## Given exercise:
Nothing beyond the line containing "y_ticks = [0, 5, 10, 15]" is to be printed; print exactly each line from the start of the records below through that line, leaving out pictures.
========================================
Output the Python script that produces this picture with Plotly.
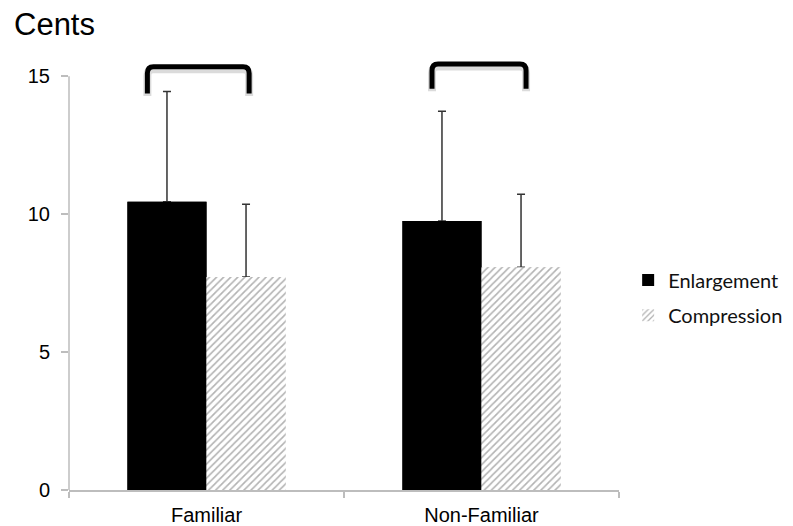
import plotly.graph_objects as go

# ---- data ----
categories = ["Familiar", "Non-Familiar"]
enlargement = [10.45, 9.75]
compression = [7.72, 8.08]
enlargement_err = [4.0, 3.98]
compression_err = [2.64, 2.64]
y_ticks = [0, 5, 10, 15]

err_style = dict(type="data", symmetric=False, color="#333333", thickness=1.5, width=4)
enl_marker = dict(color="black", line=dict(width=0))
comp_marker = dict(color="white", line=dict(width=0),
                   pattern=dict(shape="/", fgcolor="#686868", bgcolor="white",
                                size=5, solidity=0.33))

# ---- figure ----
fig = go.Figure()
fig.add_bar(x=categories, y=enlargement, name="Enlargement", offsetgroup="e",
            marker=enl_marker, legend="legend",
            error_y=dict(array=enlargement_err, arrayminus=[0] * 2, **err_style))
fig.add_bar(x=categories, y=compression, name="Compression", offsetgroup="c",
            marker=comp_marker, legend="legend2",
            error_y=dict(array=compression_err, arrayminus=[0] * 2, **err_style))
# same bars drawn again on top to hide the lower error-bar caps
fig.add_bar(x=categories, y=enlargement, offsetgroup="e", marker=enl_marker,
            showlegend=False, hoverinfo="skip")
fig.add_bar(x=categories, y=compression, offsetgroup="c", marker=comp_marker,
            showlegend=False, hoverinfo="skip")

# brackets over each category (decorations)
bracket_geo = [(-0.215, 0.155, 14.38, 15.35), (-0.18, 0.162, 14.55, 15.45)]
shapes = []
rx, ry = 0.022, 0.24
for i, (a, b, yb, yt) in enumerate(bracket_geo):
    x0, x1 = i + a, i + b
    for dy, col, w in [(-0.09, "rgba(0,0,0,0.14)", 8), (0, "black", 5)]:
        p = (f"M {x0},{yb+dy} L {x0},{yt-ry+dy} Q {x0},{yt+dy} {x0+rx},{yt+dy} "
             f"L {x1-rx},{yt+dy} Q {x1},{yt+dy} {x1},{yt-ry+dy} L {x1},{yb+dy}")
        shapes.append(dict(type="path", path=p, xref="x", yref="y",
                           line=dict(color=col, width=w), layer="above"))

# y axis line that stops at the top tick
shapes.append(dict(type="line", xref="paper", yref="y", x0=0, x1=0,
                   y0=y_ticks[0], y1=y_ticks[-1],
                   line=dict(color="#bdbdbd", width=1.5)))

leg_font = dict(family="Lato, Open Sans, sans-serif", size=20, color="#111111")
fig.update_layout(
    width=785, height=518,
    margin=dict(l=61, r=174, t=49, b=36, autoexpand=False),
    paper_bgcolor="white", plot_bgcolor="white",
    barmode="group", bargap=0.425, bargroupgap=0,
    font=dict(family="Liberation Sans, Arial, sans-serif", color="black"),
    shapes=shapes,
    showlegend=True,
    legend=dict(xref="container", yref="container", x=0.79, xanchor="left",
                y=0.475, yanchor="middle", font=leg_font, itemwidth=30,
                bgcolor="rgba(0,0,0,0)"),
    legend2=dict(xref="container", yref="container", x=0.79, xanchor="left",
                 y=0.407, yanchor="middle", font=leg_font, itemwidth=30,
                 bgcolor="rgba(0,0,0,0)"),
    annotations=[dict(text="Cents", xref="paper", yref="paper",
                      x=-0.104, y=1.074, xanchor="left", yanchor="middle",
                      showarrow=False,
                      font=dict(family="Liberation Sans, Arial, sans-serif",
                                size=31, color="black"))],
)
fig.update_xaxes(
    type="category", range=[-0.5, 1.5], automargin=False,
    showline=True, linecolor="#bdbdbd", linewidth=1.5,
    ticks="outside", tickson="boundaries", ticklen=6, tickcolor="#bdbdbd",
    tickwidth=1.5, tickfont=dict(size=20), showgrid=False, zeroline=False,
    ticklabelstandoff=6,
)
fig.update_yaxes(
    range=[0, 15.7], tickvals=y_ticks, showline=False, automargin=False,
    ticks="outside", ticklen=7, tickcolor="#bdbdbd", tickwidth=1.5,
    tickfont=dict(size=20), showgrid=False, zeroline=False,
    ticklabelstandoff=7,
)

fig.write_html("out.html")
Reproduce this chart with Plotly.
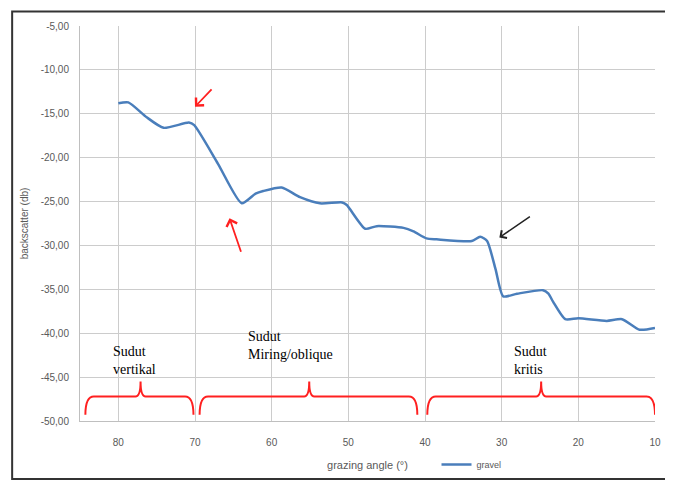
import plotly.graph_objects as go

# ---- data ----
angle = [80.0, 78.7, 76.3, 74.1, 70.8, 70.1, 67.0, 63.9, 62.1, 61.1, 58.7, 56.3,
         53.7, 50.8, 50.2, 47.8, 46.3, 42.8, 41.5, 39.8, 38.5, 33.9, 32.8, 31.9,
         30.8, 29.8, 28.0, 24.6, 23.9, 23.3, 21.7, 20.0, 16.3, 14.3, 12.0, 10.0]
gravel = [-13.8, -13.7, -15.4, -16.6, -16.0, -16.3, -20.7, -25.2, -24.1, -23.8,
          -23.4, -24.5, -25.2, -25.1, -25.4, -28.1, -27.8, -28.0, -28.4, -29.2,
          -29.3, -29.5, -29.0, -29.5, -32.7, -35.8, -35.5, -35.1, -35.5, -36.4,
          -38.4, -38.3, -38.6, -38.4, -39.6, -39.4]

x_ticks = [80, 70, 60, 50, 40, 30, 20, 10]
y_ticks = [-5, -10, -15, -20, -25, -30, -35, -40, -45, -50]
y_ticktext = ["-5,00", "-10,00", "-15,00", "-20,00", "-25,00", "-30,00",
              "-35,00", "-40,00", "-45,00", "-50,00"]

# zones: (left angle, right angle, centre angle)
zones = [(84.3, 70.2, 77.1), (69.4, 41.0, 55.1), (39.7, 10.0, 24.85)]
zone_labels = ["Sudut<br>vertikal", "Sudut<br>Miring/oblique", "Sudut<br>kritis"]
zone_label_pos = [(81.0, -41.0), (63.3, -39.3), (28.6, -41.0)]

fig = go.Figure()
fig.add_trace(go.Scatter(
    x=angle, y=gravel, mode="lines", name="gravel",
    line=dict(color="#4a7ebb", width=2.5, shape="spline", smoothing=0.6),
))

# braces
y_top, y_bot, y_tip = -47.2, -49.3, -45.5
r = 1.1
for (a0, a1, ac) in zones:
    p = (f"M {a0},{y_bot} Q {a0},{y_top} {a0 - r},{y_top} "
         f"L {ac + r*0.6},{y_top} Q {ac},{y_top} {ac},{y_tip} "
         f"Q {ac},{y_top} {ac - r*0.6},{y_top} "
         f"L {a1 + r},{y_top} Q {a1},{y_top} {a1},{y_bot}")
    fig.add_shape(type="path", path=p, xref="x", yref="y",
                  line=dict(color="#ff2020", width=2))

for txt, (xa, ya) in zip(zone_labels, zone_label_pos):
    fig.add_annotation(x=xa, y=ya, text=txt, showarrow=False, xanchor="left",
                       yanchor="top", align="left",
                       font=dict(family="Liberation Serif", size=14, color="black"))

# arrows
fig.add_annotation(x=70.0, y=-14.2, ax=18, ay=-19, text="", showarrow=True,
                   arrowhead=4, arrowsize=1.2, arrowwidth=1.8, arrowcolor="#ff2020")
fig.add_annotation(x=65.5, y=-26.9, ax=12, ay=35, text="", showarrow=True,
                   arrowhead=4, arrowsize=1.2, arrowwidth=1.8, arrowcolor="#ff2020")
fig.add_annotation(x=30.3, y=-29.1, ax=32, ay=-22, text="", showarrow=True,
                   arrowhead=4, arrowsize=1.2, arrowwidth=1.5, arrowcolor="#222222")

# outer frame
fig.add_shape(type="rect", xref="paper", yref="paper",
              x0=-0.118, x1=1.0243, y0=-0.147, y1=1.037,
              line=dict(color="#333333", width=2))

fig.update_layout(
    width=665, height=483,
    margin=dict(l=72, r=18, t=16, b=66),
    paper_bgcolor="white", plot_bgcolor="white",
    font=dict(family="Liberation Sans", color="#595959", size=10),
    showlegend=True,
    legend=dict(x=0.62, y=-0.11, xanchor="left", yanchor="middle",
                font=dict(size=9, color="#595959"), bgcolor="rgba(0,0,0,0)",
                itemwidth=30),
    xaxis=dict(range=[85, 10], tickvals=x_ticks, ticktext=[str(v) for v in x_ticks],
               showgrid=True, gridcolor="#cccccc", gridwidth=1,
               showline=True, linecolor="#bfbfbf", zeroline=False, ticks="",
               ticklabelstandoff=12,
               title=dict(text="grazing angle (°)", font=dict(size=11, color="#595959"),
                          standoff=14)),
    yaxis=dict(range=[-50, -5], tickvals=y_ticks, ticktext=y_ticktext,
               showgrid=True, gridcolor="#cccccc", gridwidth=1,
               showline=True, linecolor="#bfbfbf", zeroline=False, ticks="",
               ticklabelstandoff=8,
               title=dict(text="backscatter (db)", font=dict(size=10, color="#595959"),
                          standoff=10)),
)

fig.write_html("out.html")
========================================
## Full response:
Output the Python script that produces this picture with Plotly.
import plotly.graph_objects as go

# ---- data ----
categories = ["Familiar", "Non-Familiar"]
enlargement = [10.45, 9.75]
compression = [7.72, 8.08]
enlargement_err = [4.0, 3.98]
compression_err = [2.64, 2.64]
y_ticks = [0, 5, 10, 15]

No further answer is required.